In a previous post, I mentioned that we started the project before Alec Baldwin was secured as spokesman and then finished it with him green screened with my dialogue.

What happened in between was a series of scripts I wrote for three different scenarios: the first (and much hoped for) in which Alec would do the read on video; the second in which we’d have only still images of him with his voiceover; and the third in which we’d have still images of him with text onscreen and no VO.

What I noticed was how much harder the copy and concept had to work with each variation. The less there was of the real actor, the more the copy had to compensate.

Take a look at the opening scene to the left, for example.

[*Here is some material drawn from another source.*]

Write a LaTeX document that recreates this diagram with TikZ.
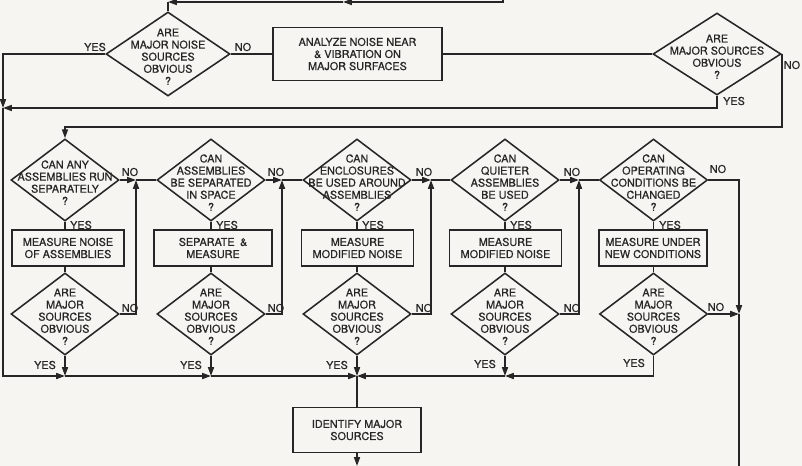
\documentclass[tikz,border=0pt]{standalone}
\usepackage{fontspec}
\setmainfont{TeX Gyre Heros}[FakeBold=0.7]
\usepackage{xcolor}
\usepackage{tikz}
\usetikzlibrary{arrows.meta,positioning,shapes.geometric}
\definecolor{Ink}{HTML}{262626}
\definecolor{Paper}{HTML}{F6F5F1}
\newcommand{\dtxt}[1]{\makebox[0pt]{\smash{\raisebox{-5pt}{\begin{tabular}{@{}c@{}}#1\end{tabular}}}}}
\tikzset{
  ask/.style={diamond,draw=Ink,line width=1.1pt,inner sep=0pt,minimum width=2.7cm,minimum height=2.05cm,text=Ink},
  act/.style={draw=Ink,line width=1.1pt,minimum width=2.8cm,minimum height=.9cm,align=center,inner sep=.05cm,text=Ink},
  flow/.style={-{Triangle[length=2.2mm,width=1.5mm]},draw=Ink,line width=1.1pt},
  wire/.style={draw=Ink,line width=1.1pt},
  tag/.style={text=Ink,inner sep=0pt}
}

\begin{document}
\begin{tikzpicture}[x=.025cm,y=-.025cm,font=\fontsize{7.7pt}{8.6pt}\selectfont]
  \fill[Paper] (0,0) rectangle (802,466);
  \useasboundingbox (0,0) rectangle (802,466);
  % top stage
  \node[ask,minimum width=3.1cm,minimum height=2.1cm] (q0) at (168,54) {\dtxt{ARE\\MAJOR NOISE\\SOURCES\\OBVIOUS\\?}};
  \node[act,minimum width=4.225cm,minimum height=1.325cm] (an) at (357.5,54) {ANALYZE NOISE NEAR\\\& VIBRATION ON\\MAJOR SURFACES};
  \node[ask,minimum width=3.2cm,minimum height=2.05cm] (q1) at (717,54) {\dtxt{ARE\\MAJOR SOURCES\\OBVIOUS\\?}};
  \node[tag] (y0) at (95,47) {YES};
  \node[tag] (n0) at (243,47) {NO};
  \node[tag] (y1) at (734,101) {YES};
  \node[tag] (n1t) at (792,65) {NO};
  % questions
  \node[ask] (a1) at (65,180) {\dtxt{CAN ANY\\ASSEMBLIES RUN\\SEPARATELY\\?}};
  \node[ask] (a2) at (211,180) {\dtxt{CAN\\ASSEMBLIES\\BE SEPARATED\\IN SPACE\\?}};
  \node[ask] (a3) at (357,180) {\dtxt{CAN\\ENCLOSURES\\BE USED AROUND\\ASSEMBLIES\\?}};
  \node[ask] (a4) at (505,180) {\dtxt{CAN\\QUIETER\\ASSEMBLIES\\BE USED\\?}};
  \node[ask] (a5) at (653.5,180) {\dtxt{CAN\\OPERATING\\CONDITIONS BE\\CHANGED\\?}};
  % measurements
  \node[act] (m1) at (68,248) {MEASURE NOISE\\OF ASSEMBLIES};
  \node[act,minimum width=2.95cm] (m2) at (213,248) {SEPARATE\enspace\&\\MEASURE};
  \node[act] (m3) at (357.5,248) {MEASURE\\MODIFIED NOISE};
  \node[act] (m4) at (505.5,248) {MEASURE\\MODIFIED NOISE};
  \node[act,minimum width=2.7cm] (m5) at (653,248) {MEASURE UNDER\\NEW CONDITIONS};
  % checks
  \node[ask] (b1) at (65,314) {\dtxt{ARE\\MAJOR\\SOURCES\\OBVIOUS\\?}};
  \node[ask] (b2) at (211,314) {\dtxt{ARE\\MAJOR\\SOURCES\\OBVIOUS\\?}};
  \node[ask] (b3) at (357,314) {\dtxt{ARE\\MAJOR\\SOURCES\\OBVIOUS\\?}};
  \node[ask] (b4) at (505,314) {\dtxt{ARE\\MAJOR\\SOURCES\\OBVIOUS\\?}};
  \node[ask] (b5) at (653.5,314) {\dtxt{ARE\\MAJOR\\SOURCES\\OBVIOUS\\?}};
  \node[act,minimum width=3.2cm,minimum height=1.125cm] (id) at (357,430) {IDENTIFY MAJOR\\SOURCES};
  % answer tags
  \node[tag] (ya1) at (81,225) {YES};
  \node[tag] (ya2) at (227,225) {YES};
  \node[tag] (ya3) at (373,225) {YES};
  \node[tag] (ya4) at (521,225) {YES};
  \node[tag] (ya5) at (670,225) {YES};
  \node[tag] (na1) at (130,172) {NO};
  \node[tag] (na2) at (276,172) {NO};
  \node[tag] (na3) at (424,172) {NO};
  \node[tag] (na4) at (572,172) {NO};
  \node[tag] (na5) at (718,169) {NO};
  \node[tag] (nb1) at (130,308) {NO};
  \node[tag] (nb2) at (276,308) {NO};
  \node[tag] (nb3) at (424,308) {NO};
  \node[tag] (nb4) at (572,308) {NO};
  \node[tag] (nb5) at (716,307) {NO};
  \node[tag] (yb1) at (45,365) {YES};
  \node[tag] (yb2) at (191,365) {YES};
  \node[tag] (yb3) at (337,365) {YES};
  \node[tag] (yb4) at (485,364) {YES};
  \node[tag] (yb5) at (634,363) {YES};
  % junctions
  \coordinate (t0) at (503,0);
  \coordinate (t1) at (343,2);
  \coordinate (t2) at (168,2);
  \coordinate (back) at (65,127);
  \coordinate (jl) at (3,108);
  \coordinate (k1) at (136,180);
  \coordinate (k2) at (282,180);
  \coordinate (k3) at (431,180);
  \coordinate (k4) at (579,180);
  \coordinate (r5) at (739,314);
  \coordinate (j1) at (65,376);
  \coordinate (j2) at (211,376);
  \coordinate (j3) at (357,376);
  \coordinate (j4) at (505,376);
  \coordinate (o1) at (357,466);
  \coordinate (o2) at (739,466);
  % connectors
  \draw[flow] (t0) |- (t1);
  \draw[flow] (t1) -- (t2);
  \draw[wire] (t2) -- (q0);
  \draw[wire] (q0.east) -- (an.west);
  \draw[wire] (an.east) -- (q1.west);
  \draw[flow] (q0.west) -| (jl);
  \draw[flow] (q1.south) |- (jl);
  \draw[flow] (q1.east) |- (back) -- (a1);
  \draw[flow] (jl) |- (j1);
  \draw[flow] (a1.east) -- (k1);
  \draw[flow] (a2.east) -- (k2);
  \draw[flow] (a3.east) -- (k3);
  \draw[flow] (a4.east) -- (k4);
  \draw[wire] (k1) -- (a2.west);
  \draw[wire] (k2) -- (a3.west);
  \draw[wire] (k3) -- (a4.west);
  \draw[wire] (k4) -- (a5.west);
  \draw[flow] (b1.east) -| (k1);
  \draw[flow] (b2.east) -| (k2);
  \draw[flow] (b3.east) -| (k3);
  \draw[flow] (b4.east) -| (k4);
  \draw[flow] (a5.east) -| (r5);
  \draw[flow] (b5.east) -- (r5);
  \draw[wire] (r5) -- (o2);
  \draw[wire] (a1.south) -- (a1.south |- m1.north);
  \draw[wire] (a2.south) -- (a2.south |- m2.north);
  \draw[wire] (a3.south) -- (a3.south |- m3.north);
  \draw[wire] (a4.south) -- (a4.south |- m4.north);
  \draw[wire] (a5.south) -- (a5.south |- m5.north);
  \draw[wire] (b1.north |- m1.south) -- (b1.north);
  \draw[wire] (b2.north |- m2.south) -- (b2.north);
  \draw[wire] (b3.north |- m3.south) -- (b3.north);
  \draw[wire] (b4.north |- m4.south) -- (b4.north);
  \draw[wire] (b5.north |- m5.south) -- (b5.north);
  \draw[flow] (b1.south) -- (j1);
  \draw[flow] (b2.south) -- (j2);
  \draw[flow] (b3.south) -- (j3);
  \draw[flow] (b4.south) -- (j4);
  \draw[flow] (j1) -- (j2);
  \draw[flow] (j2) -- (j3);
  \draw[flow] (b5.south) |- (j4);
  \draw[flow] (j4) -- (j3);
  \draw[wire] (j3) -- (id);
  \draw[flow] (id) -- (o1);
\end{tikzpicture}
\end{document}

In the final script, really only two Jack Donaghy-style jokes remain. The first one is “redemption policies that even your hairdresser’s lawyer can’t explain,” which Alec delivers himself in the first 10 seconds. The majority is pure offer.

In the “worst case scenario,” however, where we’d have stills and no VO, my copy had to do all the heavy lifting.

Hence this opening scene.

It’s the copywriting version of coming out swinging. The rest of this script used the star’s still as a cardboard cutout, placing him in different locales to turn its static nature into the joke itself. At the same time, we used the notion of travel, which is the heart of the offer, as part of the concept to enhance the humor of what changed in each scene vs. what didn’t.

Those scenes looked like this.

In this case, it would have  meant more time to get the actor to commit to costume changes, which would also mean more makeup sessions. And it would have required more stock images, as well as more time for art direction.

All in all, it added up to a greater endeavor than having Alec read on camera, which we were fortunate to get him to agree to do.

The key takeaway for clients is not to underestimate the impact that various restrictions, or opportunities, can have on your creative result. And also not to make assumptions about resource cost until all variables are accounted for.

You might assume, for example, that a live shoot is going to be more expensive and time-consuming than just having the art director do magic in Adobe Photoshop. But as we just saw, it’s not always the case.

For creatives, and especially copywriters, the key takeaway is to always be ready to look at an idea in multiple dimensions. And even more than that, which really comes down to the heart of the creative: be ready for anything.